__Exercise requirements__.
Print, word for word, every line from the beginning of the listing up to and including the line with "x_ticks = [0, 5, 10, 15, 20, 25]". Pictures are to be excluded.
===== Dataset extract =====
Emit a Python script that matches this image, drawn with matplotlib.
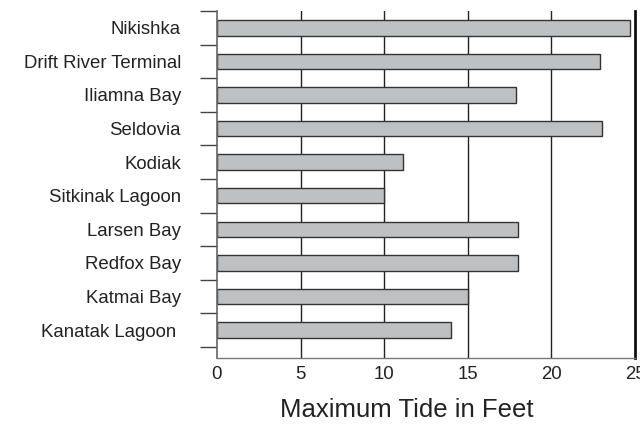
import matplotlib.pyplot as plt
import numpy as np

plt.rcParams['font.family'] = ['Liberation Sans', 'DejaVu Sans']

# data, top to bottom as in the chart
stations = ["Nikishka", "Drift River Terminal", "Iliamna Bay", "Seldovia", "Kodiak",
            "Sitkinak Lagoon", "Larsen Bay", "Redfox Bay", "Katmai Bay", "Kanatak Lagoon "]
max_tide = [24.7, 22.9, 17.9, 23.0, 11.1, 10.0, 18.0, 18.0, 15.0, 14.0]
x_ticks = [0, 5, 10, 15, 20, 25]


def main():
    fig = plt.figure(figsize=(6.4, 4.25), dpi=100)
    ax = fig.add_axes([217 / 640, 1 - 358 / 425, 418 / 640, 347 / 425])

    n = len(stations)
    pos = np.arange(n)[::-1]

    # vertical grid lines behind the bars
    for xv in x_ticks[1:-1]:
        ax.axvline(xv, color='#222222', lw=1.0, zorder=0)

    ax.barh(pos, max_tide, height=0.46, left=0, color='#bfc0c1',
            edgecolor='#333333', linewidth=1.0, zorder=2)

    ax.set_xlim(0, 25)
    ax.set_ylim(-0.83, n - 0.5)

    ax.set_yticks(pos)
    ax.set_yticklabels(stations, fontsize=13.4, color='#222222')
    ax.set_yticks(np.arange(-0.5, n, 1.0), minor=True)
    ax.tick_params(axis='y', which='major', length=0, pad=26)
    ax.tick_params(axis='y', which='minor', length=12, width=1.0,
                   color='#444444', direction='out')

    ax.set_xticks(x_ticks)
    ax.set_xticklabels([str(v) for v in x_ticks], fontsize=13.4, color='#222222')
    ax.tick_params(axis='x', length=0, pad=6)

    ax.spines['top'].set_visible(False)
    ax.spines['left'].set_color('#666666')
    ax.spines['left'].set_linewidth(1.2)
    ax.spines['bottom'].set_color('#777777')
    ax.spines['bottom'].set_linewidth(1.0)
    ax.spines['right'].set_color('#111111')
    ax.spines['right'].set_linewidth(2.0)

    ax.set_xlabel("Maximum Tide in Feet", fontsize=18.5, color='#222222')
    ax.xaxis.set_label_coords(0.455, -0.115)

    fig.savefig("out.png", dpi=100)


if __name__ == '__main__':
    main()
=====
__Result__.
Emit a Python script that matches this image, drawn with matplotlib.
import matplotlib.pyplot as plt
import numpy as np

plt.rcParams['font.family'] = ['Liberation Sans', 'DejaVu Sans']

# data, top to bottom as in the chart
stations = ["Nikishka", "Drift River Terminal", "Iliamna Bay", "Seldovia", "Kodiak",
            "Sitkinak Lagoon", "Larsen Bay", "Redfox Bay", "Katmai Bay", "Kanatak Lagoon "]
max_tide = [24.7, 22.9, 17.9, 23.0, 11.1, 10.0, 18.0, 18.0, 15.0, 14.0]
x_ticks = [0, 5, 10, 15, 20, 25]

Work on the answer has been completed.